The senior judgment call: first try to make the operation naturally idempotent (absolute state, unique constraints); only add an explicit idempotency-key + dedup store where you cannot. Reach for the outbox/inbox pattern as the default at any dual-write or queue boundary, and treat the choice of dedup window as a documented capacity and correctness decision, not a config default someone copy-pasted.


10. Senior Checklist

  • System's delivery semantics are explicit: at-least-once + idempotent processing = effectively-once.
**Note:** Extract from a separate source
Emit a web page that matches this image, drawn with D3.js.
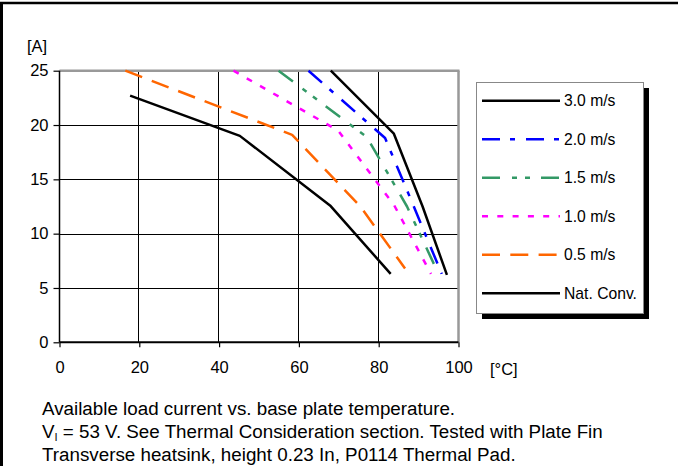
<!DOCTYPE html>
<html><head><meta charset="utf-8">
<script src="https://cdn.jsdelivr.net/npm/d3@7/dist/d3.min.js"></script>
<style>
body{margin:0;background:#fff}
svg text{font-family:"Liberation Sans",Arial,Helvetica,sans-serif;fill:#000}
</style></head>
<body>
<svg id="chart" width="678" height="466"></svg>
<script>
// ---- data ----
const seriesNames = ["3.0 m/s", "2.0 m/s", "1.5 m/s", "1.0 m/s", "0.5 m/s", "Nat. Conv."];
const temp30 = [68.0, 83.8, 91.0, 97.1];
const amp30  = [25.0, 19.2, 12.5, 6.2];
const temp20 = [62.4, 81.6, 88.8, 95.8];
const amp20  = [25.0, 18.8, 12.5, 6.3];
const temp15 = [54.9, 77.0, 87.1, 95.0];
const amp15  = [25.0, 18.9, 12.5, 6.3];
const temp10 = [43.6, 69.8, 83.9, 93.1];
const amp10  = [25.0, 19.5, 12.6, 6.3];
const temp05 = [16.5, 58.3, 75.4, 86.6];
const amp05  = [25.0, 19.1, 12.5, 6.8];
const tempNC = [17.7, 45.2, 67.8, 83.0];
const ampNC  = [22.7, 19.0, 12.6, 6.3];
const xTicks = [0, 20, 40, 60, 80, 100];
const yTicks = [0, 5, 10, 15, 20, 25];
const captionLines = [
  "Available load current vs. base plate temperature.",
  "= 53 V. See Thermal Consideration section. Tested with Plate Fin",
  "Transverse heatsink, height 0.23 In, P0114 Thermal Pad."
];

const seriesTemps = [temp30, temp20, temp15, temp10, temp05, tempNC];
const seriesAmps  = [amp30, amp20, amp15, amp10, amp05, ampNC];
const colors = ["#000000", "#0000ff", "#339966", "#ff00ff", "#ff6600", "#000000"];
const dashes = [null, "18,10,5,11", "18,12,5,8,5,11", "6,9.3", "18,10.3", null];

const svg = d3.select("#chart");
const font = '"Liberation Sans",Arial,sans-serif';
const axisFs = "16.5px";

// frame
svg.append("line").attr("x1", 0).attr("x2", 678).attr("y1", 3).attr("y2", 3)
  .attr("stroke", "#000").attr("stroke-width", 2.5);
svg.append("line").attr("x1", 1.5).attr("x2", 1.5).attr("y1", 2).attr("y2", 466)
  .attr("stroke", "#000").attr("stroke-width", 3);

const x = d3.scaleLinear().domain([0, 100]).range([59.5, 458.5]);
const y = d3.scaleLinear().domain([0, 25]).range([342.3, 70.7]);

// grid
const g = svg.append("g");
g.selectAll("line.hg").data(yTicks.filter(v => v > 0 && v < 25)).join("line")
  .attr("x1", x(0)).attr("x2", x(100)).attr("y1", d => Math.round(y(d)) + 0.5).attr("y2", d => Math.round(y(d)) + 0.5)
  .attr("stroke", "#000").attr("stroke-width", 1);
g.selectAll("line.vg").data(xTicks.filter(v => v > 0 && v < 100)).join("line")
  .attr("y1", y(0)).attr("y2", y(25)).attr("x1", d => Math.round(x(d)) - 0.5).attr("x2", d => Math.round(x(d)) - 0.5)
  .attr("stroke", "#000").attr("stroke-width", 1);
// top/right border gray
g.append("line").attr("x1", x(0)).attr("x2", x(100) + 1).attr("y1", y(25)).attr("y2", y(25))
  .attr("stroke", "#999").attr("stroke-width", 2.5);
g.append("line").attr("x1", x(100)).attr("x2", x(100)).attr("y1", y(25)).attr("y2", y(0))
  .attr("stroke", "#999").attr("stroke-width", 2.5);

// axes
const yAxis = d3.axisLeft(y).tickValues(yTicks).tickSize(6).tickPadding(5);
const ya = svg.append("g").attr("transform", `translate(${x(0)},0)`).call(yAxis);
ya.select(".domain").attr("stroke", "#000").attr("stroke-width", 1.5).attr("d", `M0,${y(0)}V${y(25)}`);
ya.selectAll(".tick line").attr("stroke", "#000").attr("stroke-width", 1.2);
ya.selectAll(".tick text").style("font-family", font).style("font-size", axisFs).attr("fill", "#000");

const xAxis = d3.axisBottom(x).tickValues(xTicks).tickSize(5).tickPadding(14);
const xa = svg.append("g").attr("transform", `translate(0,${y(0)})`).call(xAxis);
xa.select(".domain").attr("stroke", "#000").attr("stroke-width", 2).attr("d", `M${x(0)},0H${x(100)}`);
xa.selectAll(".tick line").attr("stroke", "#000").attr("stroke-width", 1.2);
xa.selectAll(".tick text").style("font-family", font).style("font-size", axisFs).attr("fill", "#000");

svg.append("text").attr("x", 27).attr("y", 52).style("font-size", axisFs).text("[A]");
svg.append("text").attr("x", 490).attr("y", 375).style("font-size", axisFs).text("[°C]");

// series
const line = d3.line().x(d => x(d[0])).y(d => y(d[1]));
seriesNames.forEach((name, i) => {
  const pts = seriesTemps[i].map((t, j) => [t, seriesAmps[i][j]]);
  const p = svg.append("path").datum(pts).attr("d", line)
    .attr("fill", "none").attr("stroke", colors[i]).attr("stroke-width", 2.5)
    .attr("stroke-linejoin", "round");
  if (dashes[i]) p.attr("stroke-dasharray", dashes[i]);
});

// legend
const lg = svg.append("g");
lg.append("rect").attr("x", 482).attr("y", 88).attr("width", 167).attr("height", 231).attr("fill", "#000");
lg.append("rect").attr("x", 476.5).attr("y", 82.5).attr("width", 167).attr("height", 231)
  .attr("fill", "#fff").attr("stroke", "#888").attr("stroke-width", 1);
seriesNames.forEach((name, i) => {
  const yy = 100.7 + i * 38.5;
  const l = lg.append("line").attr("x1", 482).attr("x2", 560).attr("y1", yy).attr("y2", yy)
    .attr("stroke", colors[i]).attr("stroke-width", 2.5);
  if (dashes[i]) l.attr("stroke-dasharray", dashes[i]);
  lg.append("text").attr("x", 564).attr("y", yy + 5.7).style("font-size", "15.7px").text(name);
});

// caption
const cap = svg.append("g").style("font-size", "18.8px");
cap.append("text").attr("x", 42).attr("y", 415).text(captionLines[0]);
const t2 = cap.append("text").attr("x", 42).attr("y", 438);
t2.append("tspan").text("V");
t2.append("tspan").attr("dy", 3).style("font-size", "11px").text("I");
t2.append("tspan").attr("dy", -3).text(" " + captionLines[1]);
cap.append("text").attr("x", 42).attr("y", 461).text(captionLines[2]);
</script>
</body></html>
No one on the team believes in exactly-once delivery.
  • Every non-idempotent state change accepts a client-generated idempotency key; the key is scoped (account, endpoint, key) and stored with a request fingerprint + saved response.
  • Same key + different fingerprint returns 409, not a silent swallow.
  • Dedup is enforced by a datastore invariant (unique constraint / conditional write / inbox row in the same transaction as the effect) — not by check-then-act across two round trips.
  • Concurrent duplicates handled: first action is an atomic insert/lock, with a PENDING → COMPLETED state on the key.
  • Dual-write boundaries use outbox (produce) and inbox (consume); every event carries a stable event ID.
  • Dedup window (TTL) is sized to the worst-case redelivery/replay horizon, storage cost is estimated (QPS × window), and the window is documented — not a default.
  • Non-deterministic values (timestamps, generated IDs) are captured at first execution and reused on replay.
  • Dedup store is not a SPOF: co-located with durable state, or replicated with an explicit fail-open/fail-closed decision.
  • Idempotency keys propagate across hops via deterministic derivation from the root key.